Однажды утром гуру попросил меня зайти в его комнату в ашраме, чтобы поговорить о моём будущем. Учитель сидел у стены на большом куске белой ткани и жестом пригласил меня сесть рядом.

«Ты ещё мальчик, сын мой, — начал гуру, — и необходимо всесторонне обдумать вопрос о твоём образовании. Какую профессию или ремесло ты избрал делом жизни?»

Я мгновенно ответил: «Благословенный учитель, я мечтаю только о святой жизни и желаю быть рядом с вами, служить и повиноваться вам. У меня нет других стремлений».

Несколько минут гуру молча курил кальян, а затем снова заговорил: «В мире происходят большие перемены, и молодые люди должны готовиться занять подобающее место в том новом укладе жизни, который складывается в Индии. Святые будут существовать всегда, ибо путь богов — их путь. Но эти новые святые должны постичь науку белых рас. Только так они смогут служить Великой Матери».

«Я сделаю всё, что вы скажете, — ответил я. — Вы — хозяин моего тела и моей жизни. Добродетель ученика заключается в повиновении».

Гуру согласно кивнул головой: «Я пошлю тебя в школу, потом в университет, чтобы ты воспользовался всем, что можно извлечь из образования и знания. Я выбираю для тебя достойную профессию — медицину. Наду Чаттерджи, ты станешь врачом. Это и будет твоим ученичеством — ты будешь служить больным и исцелять свой народ. Мы немедленно отправляемся в Калькутту, где я запишу тебя в лучшую школу».

У меня стало так тяжело на сердце, что я спросил: «Это значит, возлюбленный отец, что я буду разлучён с вами?»

«Да, на некоторое время, но летом ты сможешь приезжать ко мне; да и у меня обычно бывает множество поводов побывать в Калькутте. Мудрость, сын мой, начинается с самодисциплины. Повинуясь, становишься великим».

Я протянул руку и коснулся ступни моего гуру, а он положил свою руку на мою. Я ответил с рыданиями в голосе: «Я повинуюсь; ваше слово для меня — это слово богов».

Случилось так, что несколько дней спустя мы поехали в Калькутту на английском поезде, и гуру отвёл меня в школу знаменитого мауланы. Этот учёный мусульманин был наделен глубоким умом и тонкостью восприятия.

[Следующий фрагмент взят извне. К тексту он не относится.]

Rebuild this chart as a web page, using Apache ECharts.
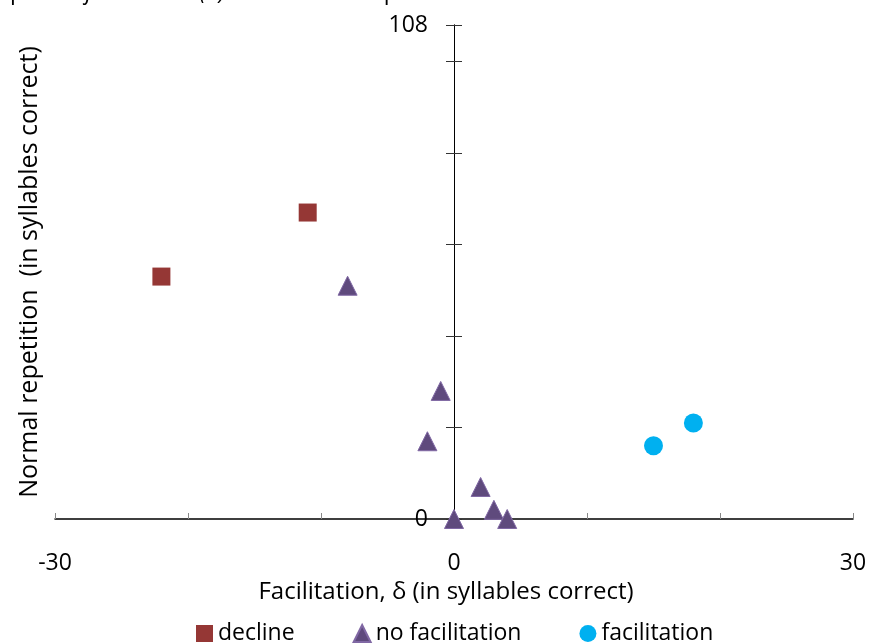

Маулана принял нас в рабочем кабинете, обставленном в европейском стиле. Это был низенький полный человек, облачённый в полосатые брюки и визитку. Если бы не смуглая кожа и туго намотанный тюрбан, его можно было бы принять за английского джентльмена. На моём гуру было одеяние из жёлтого шёлка и бусы, он нёс окованный железом посох и вел меня за руку.

«Высокочтимый друг, маулана Абу-Бакар, это мой сын в Боге, Наду Чаттерджи. Отдаю его на ваше попечение, чтобы вы подготовили его к поступлению в университет. Вы обучите его всем полезным наукам Востока и Запада; и мне особенно хочется, чтобы он знал четыре языка помимо своего родного: английский, немецкий, греческий и латынь».

Маулана Абу-Бакар медленно потёр руки и склонил голову. «Да будет так, как вы говорите, высокочтимый и уважаемый».

А закончил гуру так: «Он должен стать врачом; подготовьте его по всем предметам, которые могут оказаться полезными в искусстве врачевания. Возьмите его в свой дом, считайте своим сыном и наставляйте в вашей вере, ибо он должен уразуметь, что любой Бог един. При случае я навещу его. Дайте ему всё, что необходимо для его благополучия, будьте строги, но добры и пришлите мне счёт».

Гуру поднялся, обнял меня и вложил мою руку в руку мауланы. Абу-Бакар коснулся своего лба и поклонился гуру. «Да пребудет с нами мир Аллаха; я буду отцом вашему мальчику».

Так началось моё образование, и я прожил в доме Абу-Бакара три с половиной года.